* TASK REQUIREMENTS: Show every line of the records below that contains the word "chart".

- - -

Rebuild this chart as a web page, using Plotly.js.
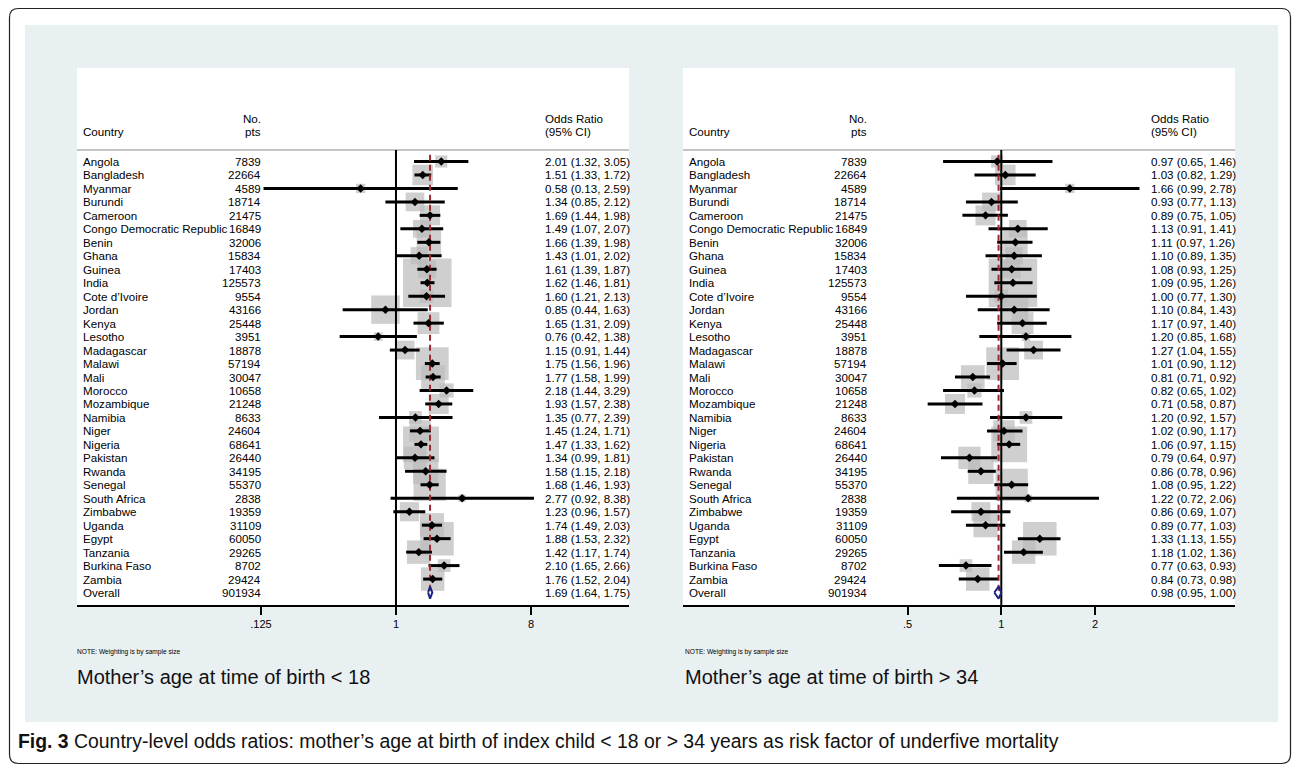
<!DOCTYPE html>
<html><head><meta charset="utf-8">
<script src="https://cdn.plot.ly/plotly-3.0.1.min.js"></script>
<style>html,body{margin:0;padding:0;background:#fff;} #chart{width:1292px;height:766px;}</style>
</head><body><div id="chart"></div>
<script>
// ---------------- data ----------------
const countries = ["Angola","Bangladesh","Myanmar","Burundi","Cameroon","Congo Democratic Republic","Benin","Ghana","Guinea","India","Cote d\u2019Ivoire","Jordan","Kenya","Lesotho","Madagascar","Malawi","Mali","Morocco","Mozambique","Namibia","Niger","Nigeria","Pakistan","Rwanda","Senegal","South Africa","Zimbabwe","Uganda","Egypt","Tanzania","Burkina Faso","Zambia"];
const nPts = [7839,22664,4589,18714,21475,16849,32006,15834,17403,125573,9554,43166,25448,3951,18878,57194,30047,10658,21248,8633,24604,68641,26440,34195,55370,2838,19359,31109,60050,29265,8702,29424];
const overallLabel = "Overall";
const overallN = 901934;

// Mother's age < 18
const orYoung = [2.01,1.51,0.58,1.34,1.69,1.49,1.66,1.43,1.61,1.62,1.60,0.85,1.65,0.76,1.15,1.75,1.77,2.18,1.93,1.35,1.45,1.47,1.34,1.58,1.68,2.77,1.23,1.74,1.88,1.42,2.10,1.76];
const loYoung = [1.32,1.33,0.13,0.85,1.44,1.07,1.39,1.01,1.39,1.46,1.21,0.44,1.31,0.42,0.91,1.56,1.58,1.44,1.57,0.77,1.24,1.33,0.99,1.15,1.46,0.92,0.96,1.49,1.53,1.17,1.65,1.52];
const hiYoung = [3.05,1.72,2.59,2.12,1.98,2.07,1.98,2.02,1.87,1.81,2.13,1.63,2.09,1.38,1.44,1.96,1.99,3.29,2.38,2.39,1.71,1.62,1.81,2.18,1.93,8.38,1.57,2.03,2.32,1.74,2.66,2.04];
const overallYoung = [1.69,1.64,1.75];

// Mother's age > 34
const orOld = [0.97,1.03,1.66,0.93,0.89,1.13,1.11,1.10,1.08,1.09,1.00,1.10,1.17,1.20,1.27,1.01,0.81,0.82,0.71,1.20,1.02,1.06,0.79,0.86,1.08,1.22,0.86,0.89,1.33,1.18,0.77,0.84];
const loOld = [0.65,0.82,0.99,0.77,0.75,0.91,0.97,0.89,0.93,0.95,0.77,0.84,0.97,0.85,1.04,0.90,0.71,0.65,0.58,0.92,0.90,0.97,0.64,0.78,0.95,0.72,0.69,0.77,1.13,1.02,0.63,0.73];
const hiOld = [1.46,1.29,2.78,1.13,1.05,1.41,1.26,1.35,1.25,1.26,1.30,1.43,1.40,1.68,1.55,1.12,0.92,1.02,0.87,1.57,1.17,1.15,0.97,0.96,1.22,2.06,1.07,1.03,1.55,1.36,0.93,0.98];
const overallOld = [0.98,0.95,1.00];

const ticksYoung = [0.125,1,8];
const tickTextYoung = [".125","1","8"];
const ticksOld = [0.5,1,2];
const tickTextOld = [".5","1","2"];
const nullOR = 1;

const subtitleYoung = "Mother\u2019s age at time of birth &lt; 18";
const subtitleOld = "Mother\u2019s age at time of birth &gt; 34";
const noteText = "NOTE: Weighting is by sample size";
const captionText = "<b>Fig. 3</b> Country-level odds ratios: mother\u2019s age at birth of index child &lt; 18 or &gt; 34 years as risk factor of underfive mortality";

// ---------------- styling ----------------
const FONT = "Liberation Sans, Arial, Helvetica, sans-serif";
const W = 1292, H = 766;
const BOX_MAX = 48.5;            // px side of the largest box
const GRAY = "#bababa";
const MAROON = "#9e2a2f";
const NAVY = "#1b2585";
const BG = "#e9f0f2";

const rows = countries.map((c,i)=>i+1);
const overallRow = countries.length + 1;
const maxN = Math.max(...nPts);
const fmt = v => v.toFixed(2);

const yRange = [33.925, -5.94];
const headRow1 = -2.2, headRow2 = -1.22, sepRow = 0.15;

function px2x(p){ return p / W; }
function px2y(p){ return 1 - p / H; }

const traces = [];
const annotations = [];
const shapes = [];

// background
shapes.push({type:"rect", xref:"paper", yref:"paper", x0:px2x(25), x1:px2x(1278), y0:px2y(722), y1:px2y(25), fillcolor:BG, line:{width:0}, layer:"below"});

function panel(xa, ya, est, lo, hi, overall){
  const xs = xa === "x" ? "" : xa.slice(1);
  const xdom = "x" + xs + " domain", ydom = "y" + xs + " domain";
  const yref = "y" + xs;
  // white panel
  shapes.push({type:"rect", xref:xdom, yref:ydom, x0:0, x1:1, y0:0, y1:1, fillcolor:"#ffffff", line:{width:0}, layer:"below"});
  // header separator
  shapes.push({type:"line", xref:xdom, yref:yref, x0:0, x1:1, y0:sepRow, y1:sepRow, line:{color:"#c4c4c4", width:2}, layer:"below"});

  // weight boxes
  traces.push({type:"scatter", mode:"markers", xaxis:xa, yaxis:ya, x:est, y:rows, hoverinfo:"skip",
    marker:{symbol:"square", color:GRAY, size:nPts.map(n=>BOX_MAX*Math.sqrt(n/maxN)), line:{width:0}}, cliponaxis:false});
  // null line
  traces.push({type:"scatter", mode:"lines", xaxis:xa, yaxis:ya, x:[nullOR,nullOR], y:[sepRow, yRange[0]], line:{color:"#000", width:2}, hoverinfo:"skip"});
  // CI lines
  const cx = [], cy = [];
  est.forEach((e,i)=>{ cx.push(lo[i],hi[i],null); cy.push(rows[i],rows[i],null); });
  traces.push({type:"scatter", mode:"lines", xaxis:xa, yaxis:ya, x:cx, y:cy, line:{color:"#000", width:3}, hoverinfo:"skip"});
  // overall dashed line
  traces.push({type:"scatter", mode:"lines", xaxis:xa, yaxis:ya, x:[overall[0],overall[0]], y:[0.5, overallRow], line:{color:MAROON, width:2, dash:"6px,4px"}, hoverinfo:"skip"});
  // point estimates
  traces.push({type:"scatter", mode:"markers", xaxis:xa, yaxis:ya, x:est, y:rows, marker:{symbol:"diamond", color:"#000", size:6.5, line:{width:0}}, hoverinfo:"skip"});
  // overall diamond
  const dh = 0.45;
  traces.push({type:"scatter", mode:"lines", xaxis:xa, yaxis:ya,
    x:[overall[1], overall[0], overall[2], overall[0], overall[1]],
    y:[overallRow, overallRow-dh, overallRow, overallRow+dh, overallRow],
    line:{color:NAVY, width:2}, hoverinfo:"skip"});

  // text columns
  const tf = {family:FONT, size:11.6, color:"#000"};
  const cX = 5.5/552, nX = 183.5/552, oX = 467.5/552;
  const base = {xref:xdom, yref:yref, showarrow:false, font:tf, borderpad:0, borderwidth:0, yanchor:"middle"};
  annotations.push(Object.assign({}, base, {x:cX, y:headRow2, text:"Country", xanchor:"left"}));
  annotations.push(Object.assign({}, base, {x:nX, y:headRow1, text:"No.", xanchor:"right"}));
  annotations.push(Object.assign({}, base, {x:nX, y:headRow2, text:"pts", xanchor:"right"}));
  annotations.push(Object.assign({}, base, {x:oX, y:headRow1, text:"Odds Ratio", xanchor:"left"}));
  annotations.push(Object.assign({}, base, {x:oX, y:headRow2, text:"(95% CI)", xanchor:"left"}));
  countries.forEach((c,i)=>{
    annotations.push(Object.assign({}, base, {x:cX, y:rows[i], text:c, xanchor:"left"}));
    annotations.push(Object.assign({}, base, {x:nX, y:rows[i], text:String(nPts[i]), xanchor:"right"}));
    annotations.push(Object.assign({}, base, {x:oX, y:rows[i], text:`${fmt(est[i])} (${fmt(lo[i])}, ${fmt(hi[i])})`, xanchor:"left"}));
  });
  annotations.push(Object.assign({}, base, {x:cX, y:overallRow, text:overallLabel, xanchor:"left"}));
  annotations.push(Object.assign({}, base, {x:nX, y:overallRow, text:String(overallN), xanchor:"right"}));
  annotations.push(Object.assign({}, base, {x:oX, y:overallRow, text:`${fmt(overall[0])} (${fmt(overall[1])}, ${fmt(overall[2])})`, xanchor:"left"}));
}

panel("x","y", orYoung, loYoung, hiYoung, overallYoung);
panel("x2","y2", orOld, loOld, hiOld, overallOld);

// notes and subtitles
[[77, noteText],[685, noteText]].forEach(([p,t])=>{
  annotations.push({xref:"paper", yref:"paper", x:px2x(p), y:px2y(652), text:t, showarrow:false, xanchor:"left", yanchor:"middle", font:{family:FONT, size:6.6, color:"#000"}, borderpad:0, borderwidth:0});
});
[[77, subtitleYoung],[685, subtitleOld]].forEach(([p,t])=>{
  annotations.push({xref:"paper", yref:"paper", x:px2x(p), y:px2y(677), text:t, showarrow:false, xanchor:"left", yanchor:"middle", font:{family:FONT, size:20, color:"#111"}, borderpad:0, borderwidth:0});
});
annotations.push({xref:"paper", yref:"paper", x:px2x(18), y:px2y(741), text:captionText, showarrow:false, xanchor:"left", yanchor:"middle", font:{family:FONT, size:19.4, color:"#111"}, borderpad:0, borderwidth:0});

// outer rounded border
(function(){
  const l = px2x(9.5), r = px2x(1290.5), t = px2y(8.5), b = px2y(763.5);
  const rx = 9/W, ry = 9/H;
  const path = `M ${l+rx},${t} L ${r-rx},${t} Q ${r},${t} ${r},${t-ry} L ${r},${b+ry} Q ${r},${b} ${r-rx},${b} L ${l+rx},${b} Q ${l},${b} ${l},${b+ry} L ${l},${t-ry} Q ${l},${t} ${l+rx},${t} Z`;
  shapes.push({type:"path", xref:"paper", yref:"paper", path:path, line:{color:"#222", width:1.2}, layer:"below"});
})();

const tickfont = {family:FONT, size:11, color:"#000"};
function xaxis(dom, range, tv, tt, anchor){
  return {domain:dom, type:"log", range:range, tickmode:"array", tickvals:tv, ticktext:tt, ticks:"outside", ticklen:8, tickwidth:2, tickcolor:"#000",
    showline:true, linecolor:"#000", linewidth:2, showgrid:false, zeroline:false, anchor:anchor, tickfont:tickfont, fixedrange:true};
}
const ydom = [px2y(605), px2y(68)];
const layout = {
  width:W, height:H, margin:{l:0,r:0,t:0,b:0}, paper_bgcolor:"#ffffff", plot_bgcolor:"rgba(0,0,0,0)", showlegend:false,
  xaxis: xaxis([px2x(77), px2x(629)], [-2.134, 1.559], ticksYoung, tickTextYoung, "y"),
  xaxis2: xaxis([px2x(683), px2x(1235)], [-1.0228, 0.751], ticksOld, tickTextOld, "y2"),
  yaxis: {domain:ydom, range:yRange, visible:false, anchor:"x", fixedrange:true},
  yaxis2: {domain:ydom, range:yRange, visible:false, anchor:"x2", fixedrange:true},
  shapes:shapes, annotations:annotations, font:{family:FONT}
};
Plotly.newPlot("chart", traces, layout, {staticPlot:true, displayModeBar:false});
</script></body></html>
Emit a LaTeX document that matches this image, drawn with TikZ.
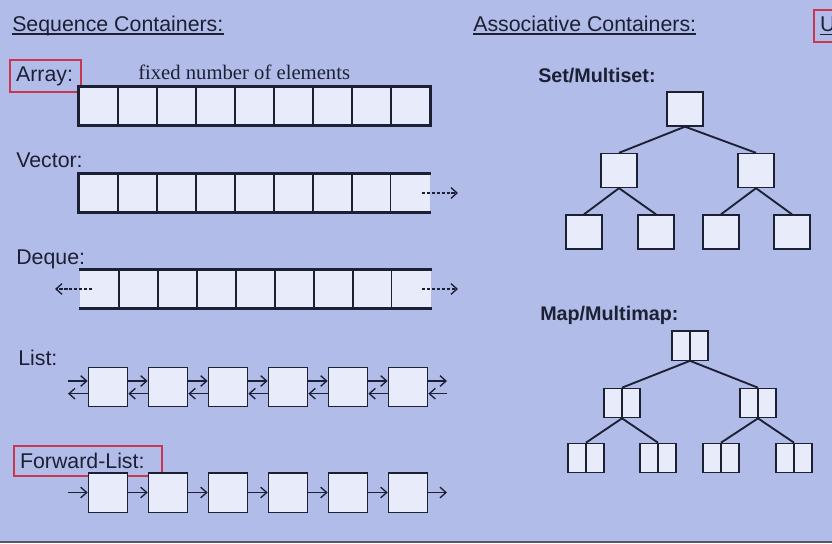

- - -

* WRITTEN RESPONSE:
Rebuild this chart as a web page, using Plotly.js.
<style>html,body{margin:0;padding:0;background:#fff;} #chart{width:1292px;height:766px;}</style>
</head><body><div id="chart"></div>
Plotly.newPlot("chart", traces, layout, {staticPlot:true, displayModeBar:false});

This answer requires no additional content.